The results of this study unambiguously highlight the importance of the structure of the small-molecule scaffolds in modulating room-temperature phosphorescence (RTP) in a polymer matrix. We investigated the properties of two amide-containing indole scaffolds, i.e., Ind-CA and Ind-BA, which differ only in the type of amide linker connecting the indolyl and phenyl moieties (see Scheme 1). Both Ind-CA and Ind-BA embedded in PVA film fluoresce in the visible region with Ind-BA being slightly red-shifted.

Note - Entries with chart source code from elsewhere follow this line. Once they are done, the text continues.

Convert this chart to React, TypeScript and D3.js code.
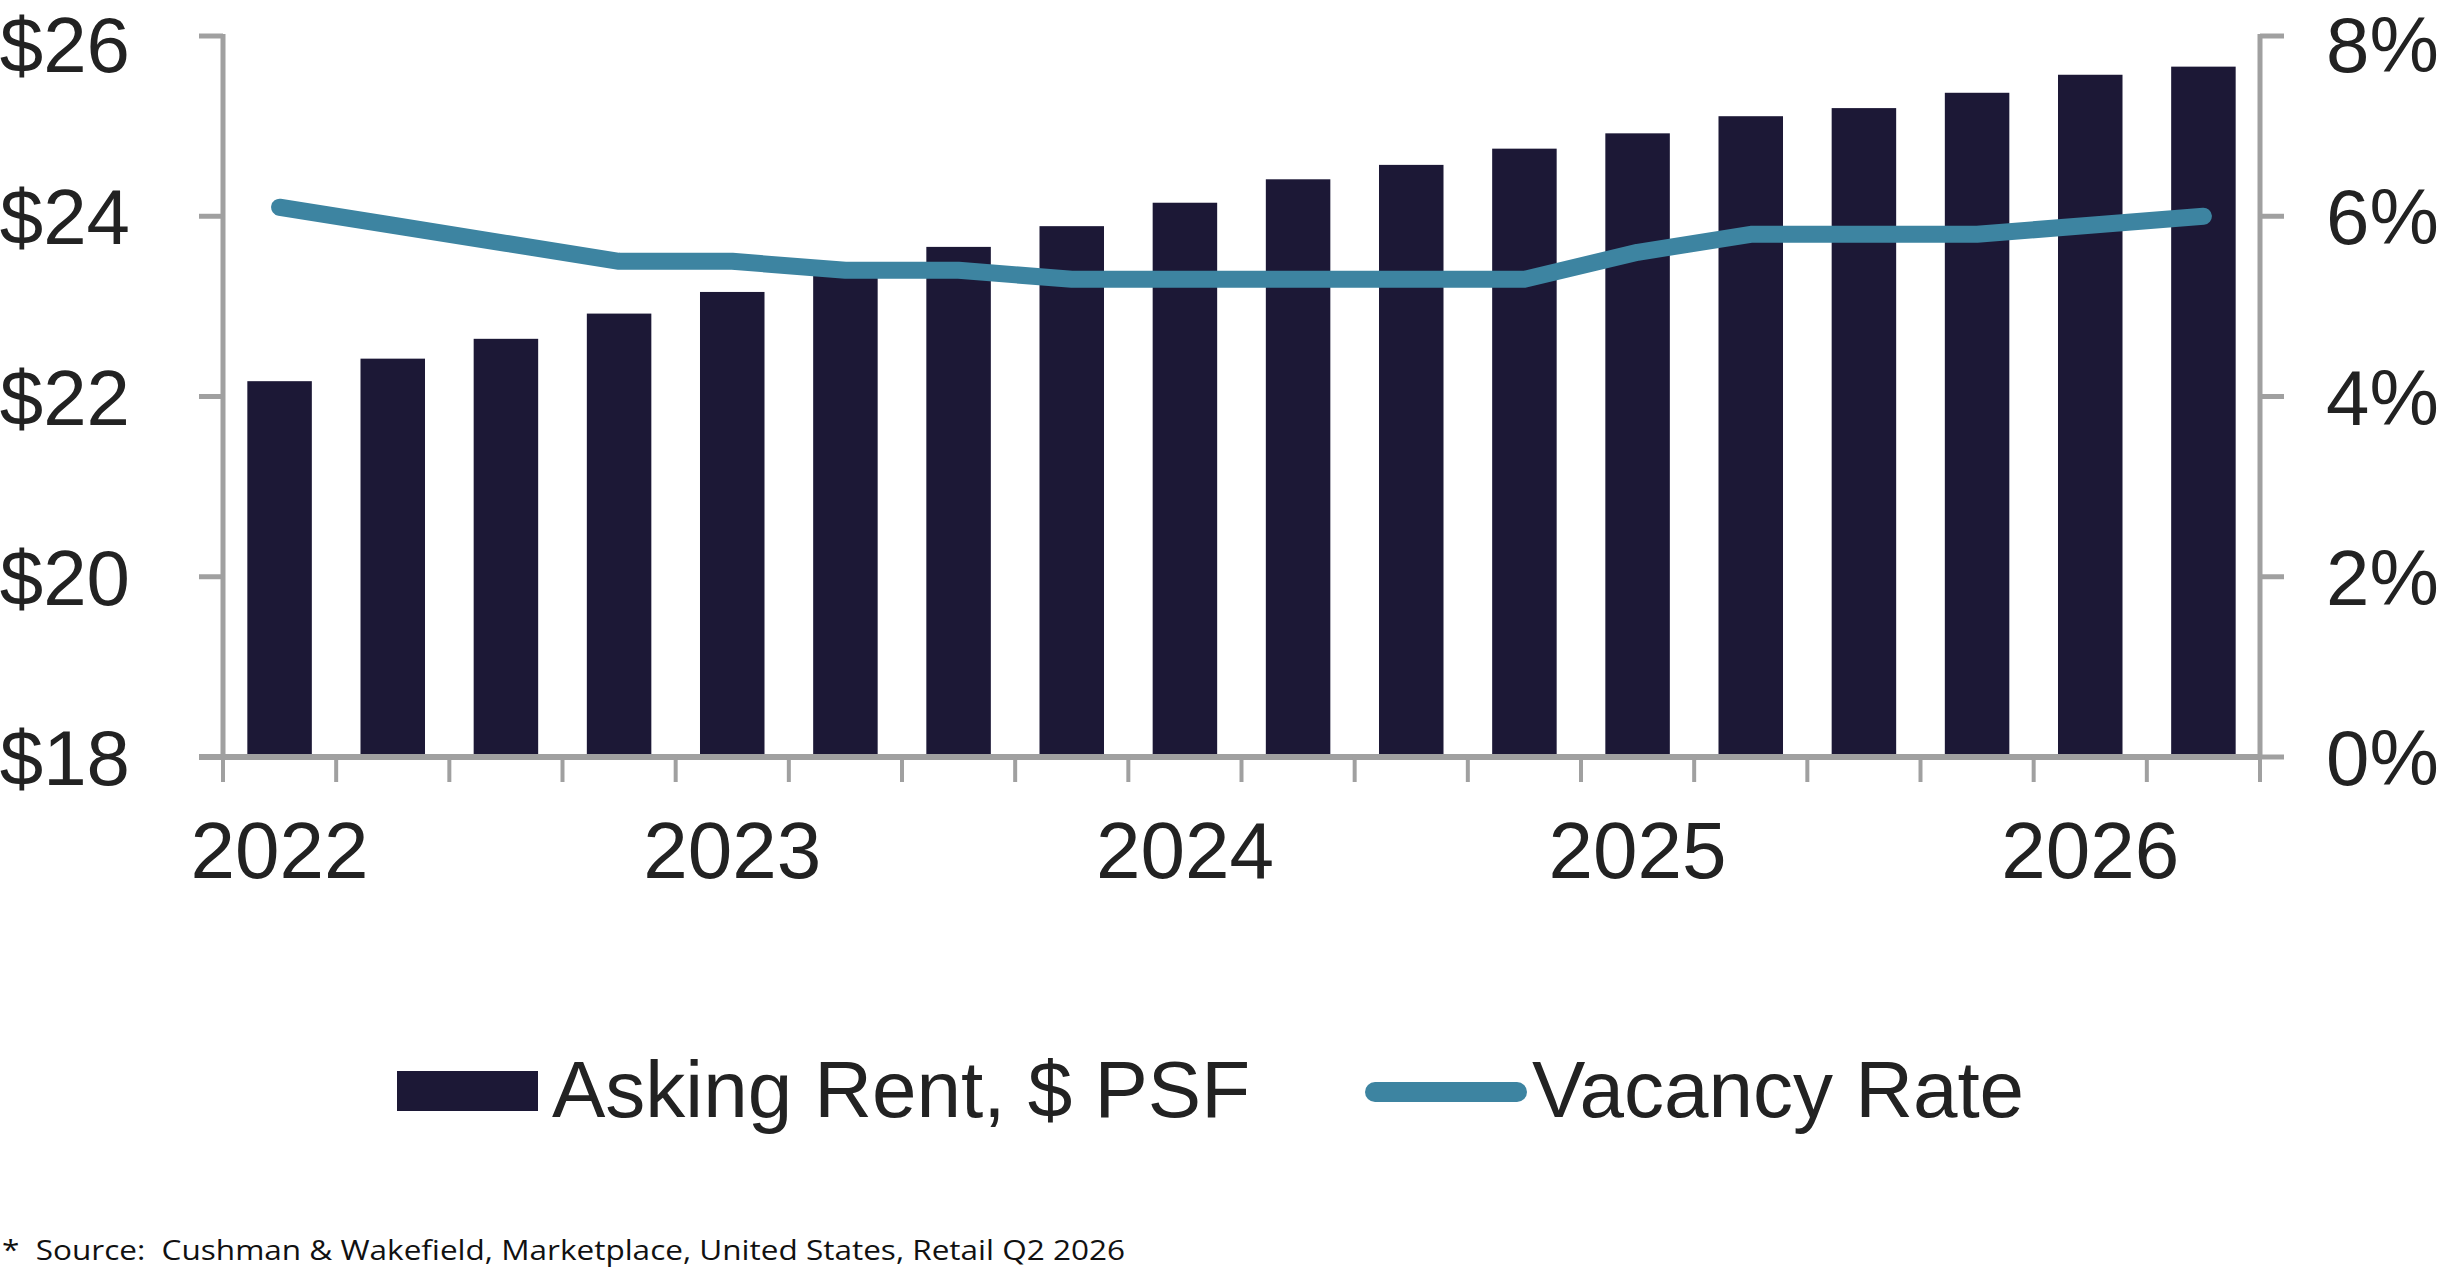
import * as d3 from "d3";

// quarterly series, 2022 Q1 .. 2026 Q2
const quarters = [
  "2022 Q1", "2022 Q2", "2022 Q3", "2022 Q4",
  "2023 Q1", "2023 Q2", "2023 Q3", "2023 Q4",
  "2024 Q1", "2024 Q2", "2024 Q3", "2024 Q4",
  "2025 Q1", "2025 Q2", "2025 Q3", "2025 Q4",
  "2026 Q1", "2026 Q2",
];

const askingRent = [
  22.17, 22.42, 22.64, 22.92, 23.16, 23.42, 23.66, 23.89, 24.15,
  24.41, 24.57, 24.75, 24.92, 25.11, 25.2, 25.37, 25.57, 25.66,
];

const vacancyRate = [
  6.1, 5.9, 5.7, 5.5, 5.5, 5.4, 5.4, 5.3, 5.3,
  5.3, 5.3, 5.3, 5.6, 5.8, 5.8, 5.8, 5.9, 6.0,
];

const rentTicks = [18, 20, 22, 24, 26];
const vacancyTicks = [0, 2, 4, 6, 8];
const yearLabels = ["2022", "2023", "2024", "2025", "2026"];

const BAR = "#1c1836";
const LINE = "#3d84a1";
const AXIS = "#a0a0a0";
const TEXT = "#222222";
const FONT = "'Liberation Sans', Arial, sans-serif";

export default function App() {
  const width = 2441;
  const height = 1273;
  const left = 223;
  const right = 2260;
  const top = 36;
  const bottom = 757;

  const x = d3.scaleBand<string>().domain(quarters).range([left, right]).paddingInner(0.43).paddingOuter(0.215);
  const yRent = d3.scaleLinear().domain([18, 26]).range([bottom, top]);
  const yVac = d3.scaleLinear().domain([0, 8]).range([bottom, top]);

  const cx = (q: string) => (x(q) ?? 0) + x.bandwidth() / 2;

  const line = d3
    .line<number>()
    .x((_, i) => cx(quarters[i]))
    .y((d) => yVac(d));

  // tick marks sit on band boundaries
  const step = x.step();
  const boundaries = d3.range(quarters.length + 1).map((i) => left + i * step);

  // keep the top label's box inside the picture
  const labelBase = (y: number) => Math.max(y + 28, 72);

  return (
    <svg
      width={width}
      height={height}
      style={{ position: "absolute", left: 0, top: 0, background: "#fff" }}
    >
      {/* bars */}
      {askingRent.map((v, i) => (
        <rect
          key={quarters[i]}
          x={x(quarters[i])}
          y={yRent(v)}
          width={x.bandwidth()}
          height={bottom - yRent(v)}
          fill={BAR}
        />
      ))}

      {/* left axis */}
      <line x1={left} x2={left} y1={top - 2} y2={bottom + 2} stroke={AXIS} strokeWidth={5} />
      {rentTicks.map((t) => (
        <g key={t}>
          <line x1={left - 24} x2={left} y1={yRent(t)} y2={yRent(t)} stroke={AXIS} strokeWidth={5} />
          <text
            x={130}
            y={labelBase(yRent(t))}
            textAnchor="end"
            fontFamily={FONT}
            fontSize={78}
            fill={TEXT}
          >
            ${t}
          </text>
        </g>
      ))}

      {/* right axis */}
      <line x1={right} x2={right} y1={top - 2} y2={bottom + 2} stroke={AXIS} strokeWidth={5} />
      {vacancyTicks.map((t) => (
        <g key={t}>
          <line x1={right} x2={right + 24} y1={yVac(t)} y2={yVac(t)} stroke={AXIS} strokeWidth={5} />
          <text
            x={2326}
            y={labelBase(yVac(t))}
            textAnchor="start"
            fontFamily={FONT}
            fontSize={78}
            fill={TEXT}
          >
            {t}%
          </text>
        </g>
      ))}

      {/* bottom axis */}
      <line x1={left - 24} x2={right} y1={bottom} y2={bottom} stroke={AXIS} strokeWidth={6} />
      {boundaries.map((b, i) => (
        <line key={i} x1={b} x2={b} y1={bottom} y2={bottom + 25} stroke={AXIS} strokeWidth={4} />
      ))}
      {yearLabels.map((yr) => (
        <text
          key={yr}
          x={cx(`${yr} Q1`)}
          y={878}
          textAnchor="middle"
          fontFamily={FONT}
          fontSize={80}
          fill={TEXT}
        >
          {yr}
        </text>
      ))}

      {/* vacancy line */}
      <path
        d={line(vacancyRate) ?? ""}
        fill="none"
        stroke={LINE}
        strokeWidth={17}
        strokeLinecap="round"
        strokeLinejoin="round"
      />

      {/* legend */}
      <rect x={397} y={1071} width={141} height={40} fill={BAR} />
      <text x={552} y={1117} fontFamily={FONT} fontSize={80} fill={TEXT}>
        Asking Rent, $ PSF
      </text>
      <line x1={1375} x2={1517} y1={1092} y2={1092} stroke={LINE} strokeWidth={20} strokeLinecap="round" />
      <text x={1532} y={1117} fontFamily={FONT} fontSize={80} fill={TEXT}>
        Vacancy Rate
      </text>

      {/* footnote */}
      <text
        x={2}
        y={1260}
        fontFamily="'Open Sans', sans-serif"
        fontSize={27}
        fill="#111"
        textLength={1123}
        lengthAdjust="spacingAndGlyphs"
        style={{ whiteSpace: "pre" }}
      >
        {"*  Source:  Cushman & Wakefield, Marketplace, United States, Retail Q2 2026"}
      </text>
    </svg>
  );
}
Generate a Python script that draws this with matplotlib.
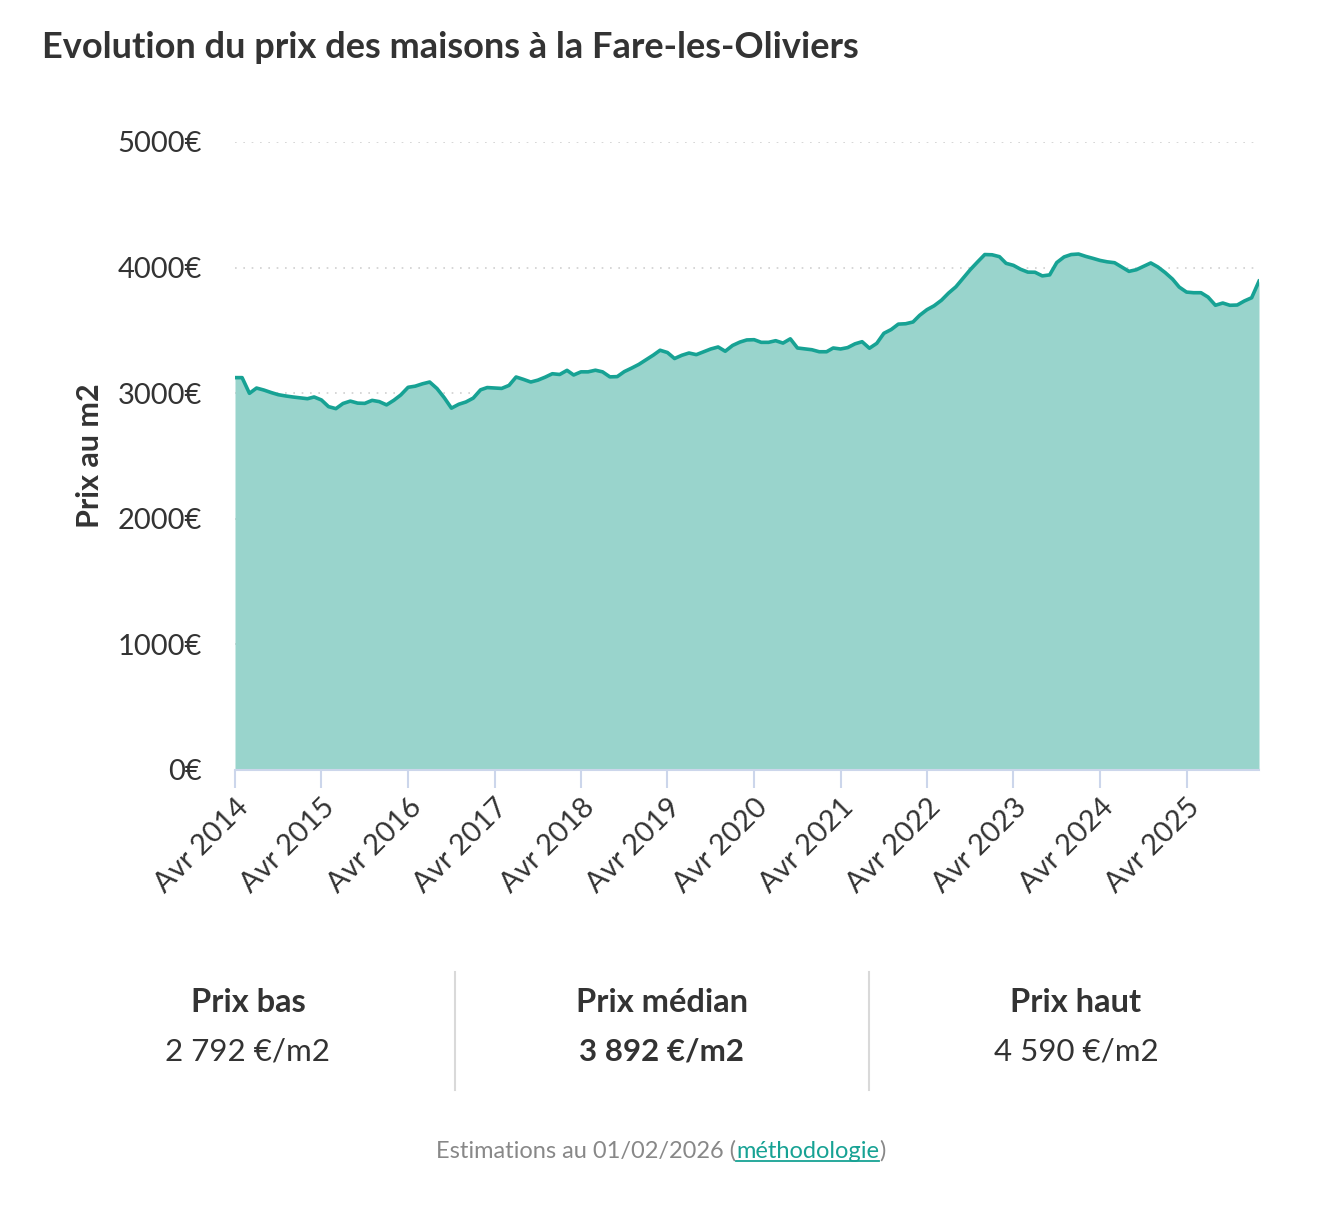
import numpy as np
import pandas as pd
import matplotlib
matplotlib.use("Agg")
import matplotlib.pyplot as plt
import matplotlib.dates as mdates

plt.rcParams["font.family"] = ["Lato", "DejaVu Sans"]

# prix au m2, un point par mois depuis avril 2014
prix = [
    3124, 3124, 2999, 3041, 3025, 3005, 2988, 2978, 2970, 2963, 2956, 2970,
    2946, 2893, 2877, 2918, 2937, 2921, 2919, 2943, 2933, 2907, 2944, 2986,
    3047, 3056, 3075, 3089, 3037, 2963, 2881, 2912, 2930, 2961, 3027, 3045,
    3041, 3038, 3062, 3129, 3110, 3089, 3104, 3128, 3155, 3149, 3182, 3145,
    3170, 3170, 3183, 3170, 3130, 3132, 3172, 3200, 3229, 3267, 3304, 3342,
    3324, 3276, 3302, 3320, 3307, 3330, 3352, 3368, 3334, 3380, 3407, 3424,
    3426, 3405, 3405, 3418, 3399, 3433, 3360, 3353, 3346, 3330, 3330, 3360,
    3352, 3363, 3393, 3410, 3358, 3397, 3477, 3507, 3550, 3553, 3567, 3620,
    3665, 3696, 3740, 3797, 3847, 3917, 3984, 4046, 4104, 4102, 4087, 4034,
    4018, 3987, 3964, 3963, 3934, 3942, 4040, 4085, 4104, 4108, 4089, 4074,
    4057, 4046, 4039, 4005, 3970, 3983, 4010, 4037, 4005, 3960, 3908, 3845,
    3805, 3800, 3800, 3765, 3700, 3718, 3700, 3702, 3734, 3760, 3892,
]
dates = pd.date_range("2014-04-01", periods=len(prix), freq="MS")

tick_dates = pd.date_range("2014-04-01", "2025-04-01", freq="12MS")
tick_labels = ["Avr %d" % d.year for d in tick_dates]
y_ticks = [0, 1000, 2000, 3000, 4000, 5000]

stat_titles = ["Prix bas", "Prix médian", "Prix haut"]
stat_values = ["2 792 €/m2", "3 892 €/m2", "4 590 €/m2"]

line_color = "#17a294"
fill_color = "#99d4cc"
text_color = "#333333"
axis_color = "#ccd6eb"

fig = plt.figure(figsize=(13.2, 12.06), dpi=100)
ax = fig.add_axes([235 / 1320, 1 - 770 / 1206, 1024 / 1320, 628 / 1206])

ax.fill_between(dates, prix, 0, color=fill_color, linewidth=0)
ax.plot(dates, prix, color=line_color, linewidth=2.6, solid_joinstyle="round")

ax.set_xlim(dates[0], dates[-1])
ax.set_ylim(0, 5000)
ax.set_yticks(y_ticks)
ax.set_yticklabels(["%d€" % v for v in y_ticks])
ax.set_xticks(tick_dates)
ax.set_xticklabels(tick_labels, rotation=45, ha="right", rotation_mode="anchor")

for s in ["top", "right", "left"]:
    ax.spines[s].set_visible(False)
ax.spines["bottom"].set_color(axis_color)
ax.spines["bottom"].set_linewidth(1.5)
ax.spines["bottom"].set_zorder(5)

ax.tick_params(axis="y", length=0, pad=24, labelsize=21, labelcolor=text_color)
ax.tick_params(axis="x", length=13, width=1.5, color=axis_color, pad=4,
               labelsize=21, labelcolor=text_color)

for v in y_ticks[1:]:
    ax.axhline(v, color="#d0d0d0", linewidth=1.2, linestyle=(0, (1, 4)), zorder=0)

ax.set_ylabel("Prix au m2", fontsize=22, fontweight="bold", color=text_color)
ax.yaxis.set_label_coords(-0.128, 0.5)

fig.text(42 / 1320, 1 - 48 / 1206, "Evolution du prix des maisons à la Fare-les-Oliviers",
         fontsize=26, fontweight="bold", color=text_color, va="center", ha="left")

# bloc des prix
centers = [248, 662, 1076]
for i, cx in enumerate(centers):
    fig.text(cx / 1320, 1 - 1003 / 1206, stat_titles[i], fontsize=23.5, fontweight="bold",
             color=text_color, ha="center", va="center")
    fig.text(cx / 1320, 1 - 1052 / 1206, stat_values[i], fontsize=22.5,
             fontweight="bold" if i == 1 else "normal",
             color=text_color, ha="center", va="center")
for dx in [455, 869]:
    fig.add_artist(plt.Line2D([dx / 1320, dx / 1320], [1 - 972 / 1206, 1 - 1090 / 1206],
                              color="#d9d9d9", linewidth=1.5))

# pied de page
renderer = fig.canvas.get_renderer()
parts = [("Estimations au 01/02/2026 (", "#888888"), ("méthodologie", line_color), (")", "#888888")]
texts = []
for s, c in parts:
    texts.append(fig.text(0, 1 - 1151 / 1206, s, fontsize=17, color=c, va="center", ha="left"))
widths = [t.get_window_extent(renderer).width for t in texts]
x = 661 - sum(widths) / 2
for t, w in zip(texts, widths):
    t.set_x(x / 1320)
    x += w
bb = texts[1].get_window_extent(renderer)
fig.add_artist(plt.Line2D([bb.x0 / 1320, bb.x1 / 1320], [(bb.y0 + 1) / 1206] * 2,
                          color=line_color, linewidth=1.3))

fig.savefig("out.png", dpi=100)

Interestingly, Ind-CA exhibits a long-lived, strong blue phosphorescence at room temperature (~1.5 s) and is substantially greater than that of Ind-BA. This may be attributed to the stronger interaction that Ind-CA has with the polymer, enhancing the spin–orbit coupling and altering the spin-forbidden transitions (S-T and T-S). This result also implies the slightly different conformations that these two compounds have with the polymer matrix, where Ind-BA adopts a planar structure, promoting non-radiative pathways and inhibiting spin–orbit perturbation. Ind-CA embedded in PVA film also exhibits higher phosphorescence anisotropy with direct triplet excitation when compared to that of UV excitation. We believe that the possibility of direct triplet-state excitation will expand the repertoire of spectroscopic and imaging techniques to elucidate macromolecular dynamics. Further studies on indole derivatives, including the regioisomers of Ind-CA, as a viable scaffold for the structure–property relationship responsible for efficient RTP properties, are underway in our laboratories.